July 21, 2025
Article
The Mobile-First Imperative for Local Businesses
In today’s world, more people search for and interact with local businesses on their smartphones than ever before. Whether customers are looking up a nearby café, booking a salon appointment, or checking a studio’s class schedule, their first touchpoint is almost always a mobile device. For local businesses, adopting a mobile-first approach isn’t just a nice-to-have—it’s essential to reaching customers, driving bookings, and staying competitive.
Why Mobile Matters More Than Ever
Mobile usage dominates local search: According to Google, over 60 % of all restaurant searches and 70 % of “near me” queries happen on mobile devices.
Immediate intent: Mobile users often look for quick answers—directions, menus, hours—so they expect sites that load fast and present information clearly.
Conversion rates rise on mobile: A smooth mobile experience can boost reservations, bookings or inquiries by 20–30 %, simply by removing friction.
The Pitfalls of Desktop-First Design
Many small businesses start by designing a “nice” desktop layout and then squeeze it onto a small screen. This approach leads to common frustrations:
Tiny tap targets: Buttons and links that work fine with a mouse become impossible to use with thumbs.
Cluttered layouts: Sidebars, large image carousels or multi-column content get crammed and force excessive scrolling.
Slow performance: Desktop-oriented images, scripts and fonts slow down mobile load times—driving users away.
When visitors struggle to find what they need, bounce rates spike and conversions plummet.
What Mobile-First Really Means
A mobile-first mindset prioritizes the smallest screen from day one. Instead of designing for desktop then adapting, you:
Start with mobile layouts: Define how key sections—hero image, services, booking button—stack and flow on a phone screen first.
Design thumb-friendly interactions: Ensure tap targets are at least 44×44 px and place important buttons within easy reach (bottom-center or bottom-right).
Optimize performance: Compress images, lazy-load offscreen content and trim unnecessary code to hit sub-3 second load times on mobile networks.
Progressively enhance for larger screens: Once the mobile foundation is rock-solid, layer on additional columns, hover effects or richer navigation for tablets and desktops.
Quick Wins for Mobile-First Websites
Even small tweaks can deliver big gains. Here are actionable steps any local business can implement today:
Simplify your navigation: Limit your top menu to 4–5 items and use a clear “hamburger” icon. Hide less-important links in a footer menu.

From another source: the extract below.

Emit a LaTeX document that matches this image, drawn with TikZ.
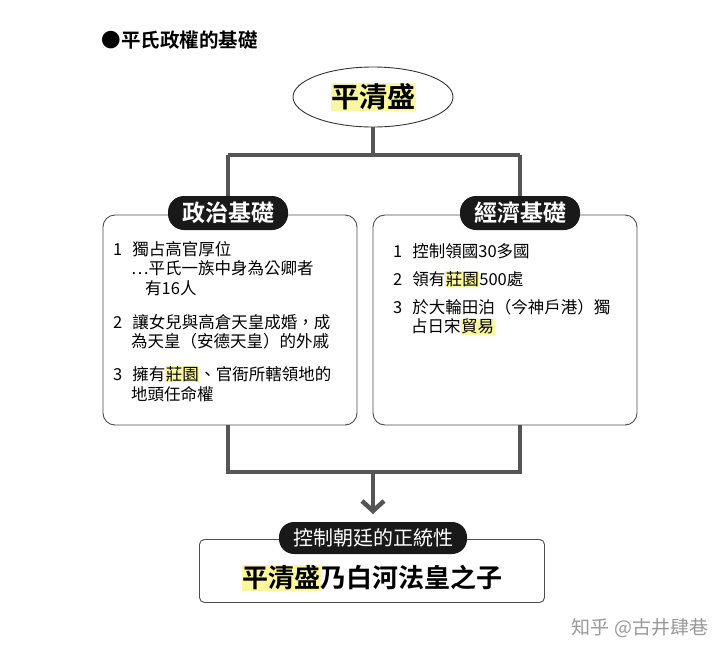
\documentclass[tikz,border=0pt]{standalone}
\usepackage{fontspec}
\setmainfont{Noto Sans CJK TC}
\newfontfamily\cjkbold{Noto Sans CJK TC Bold}
\usetikzlibrary{shapes.geometric, positioning, arrows.meta}
\definecolor{linegray}{HTML}{555555}
\definecolor{hlyellow}{HTML}{FAF7A0}
\newcommand{\hlt}[1]{{\setlength{\fboxsep}{0.5pt}\colorbox{hlyellow}{#1}}}

\begin{document}
\begin{tikzpicture}[x=1pt,y=-1pt,font=\fontsize{15}{20}\selectfont]
	\tikzset{conn/.style={draw=linegray, line width=4.5pt}}
	\tikzset{frame box/.style={draw=black!70, line width=0.9pt, rounded corners=12pt}}
	\tikzset{pill/.style={fill=black!90, text=white, rounded corners=16pt,
			minimum height=34pt, inner xsep=14pt, font=\cjkbold\fontsize{23}{24}\selectfont}}
	\tikzset{item/.style={anchor=north west, inner sep=0pt, align=left,
			font=\fontsize{16.5}{20.5}\selectfont}}

	\useasboundingbox (0,0) rectangle (720,659);

	\node[anchor=west, font=\cjkbold\fontsize{19.5}{20}\selectfont] (title) at (98,40) {●平氏政權的基礎};

	% top
	\node[ellipse, draw=black!80, line width=0.9pt, minimum width=160pt, minimum height=60pt,
		font=\cjkbold\fontsize{28}{30}\selectfont] (kiyo) at (373,97) {\hlt{平清盛}};
	\coordinate (split) at (373,155);
	\coordinate (splitL) at (228,155);
	\coordinate (splitR) at (520,155);

	% boxes
	\node[frame box, minimum width=254pt, minimum height=210pt] (polbox) at (230,320) {};
	\node[frame box, minimum width=264pt, minimum height=210pt] (ecobox) at (505,320) {};
	\draw[conn] (kiyo.south) -- (split) (splitL) -- (splitR)
		(splitL) -- (polbox.north -| splitL) (splitR) -- (ecobox.north -| splitR);
	\node[pill] (pol) at (228,213) {政治基礎};
	\node[pill] (eco) at (520,213) {經濟基礎};

	% political items
	\node[item] (p1) at (113,241) {1\hspace{10pt}獨占高官厚位\\[-1pt]\hspace{18pt}…平氏一族中身為公卿者\\[-1pt]\hspace{32pt}有16人};
	\node[item] (p2) at (113,314) {2\hspace{10pt}讓女兒與高倉天皇成婚，成\\[-1pt]\hspace{18pt}為天皇（安德天皇）的外戚};
	\node[item] (p3) at (113,366) {3\hspace{10pt}擁有\hlt{莊園}、官衙所轄領地的\\[-1pt]\hspace{18pt}地頭任命權};

	% economic items
	\node[item] (e1) at (393,243) {1\hspace{10pt}控制領國30多國};
	\node[item] (e2) at (393,271) {2\hspace{10pt}領有\hlt{莊園}500處};
	\node[item] (e3) at (393,299) {3\hspace{10pt}於大輪田泊（今神戶港）獨\\[-1pt]\hspace{18pt}占日宋\hlt{貿易}};

	% merge
	\coordinate (mergeL) at (228,472);
	\coordinate (mergeR) at (520,472);
	\coordinate (merge) at (373,472);
	\node[frame box, rounded corners=5pt, minimum width=345pt, minimum height=63pt] (resbox) at (372,571) {};
	\draw[conn] (polbox.south -| mergeL) -- (mergeL) -- (mergeR) -- (ecobox.south -| mergeR);
	\draw[conn, -{Straight Barb[length=10pt, width=22pt, line width=4.5pt]}] (merge) -- (373,514);
	\node[pill, rounded corners=15pt, minimum height=32pt, font=\fontsize{20}{22}\selectfont] (legit) at (373,538) {控制朝廷的正統性};
	\node[font=\cjkbold\fontsize{26}{28}\selectfont] (son) at (372,578) {\hlt{平清盛}乃白河法皇之子};

	\node[text=black!40, font=\fontsize{19}{20}\selectfont] (mark) at (640,628) {知乎 @古井肆巷};
\end{tikzpicture}
\end{document}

Prioritize key actions: Put your single most important CTA—“Book Now,” “View Menu,” “Schedule”—at the top of the screen.
Compress hero images: Use tools like TinyPNG or Squoosh to reduce file sizes below 200 KB without visible quality loss.
Lazy-load images and embeds: Delay offscreen photos and third-party widgets (like maps or reviews) until users scroll near them.
Test on real devices: Nothing replaces testing on an actual smartphone—check load times, tap targets and scroll behavior.
A Real-World Example
When Bella’s Bistro in Berlin shifted to a mobile-first redesign, they saw immediate results:
Load time dropped from 5.3 seconds to 2.1 seconds on 3G connections
Mobile bounce rate decreased by 30 %
Online reservations increased by 45 % within the first week
By condensing content to essential sections, optimizing images, and moving the “Book a Table” button into thumb-reach, Bella’s Bistro turned frustrated mobile visitors into satisfied, seated guests.
Long-Term Benefits
Adopting mobile-first isn’t just about immediate metrics. It sets the stage for:
Better SEO: Google uses mobile-first indexing, so a mobile-optimized site ranks higher in local search.
Scalability: A solid mobile foundation makes it easier to add features—blogs, e-commerce, loyalty sign-ups—without overhauling your design.
Customer loyalty: Fast, frustration-free mobile experiences build trust and encourage repeat visits, both online and in-store.
Next Steps
Audit your current site on a real smartphone: note load times, tap-target sizes and content flow.
Apply the quick wins above to tackle low-hanging fruit.
Consider a full mobile-first redesign to lock in long-term performance and growth.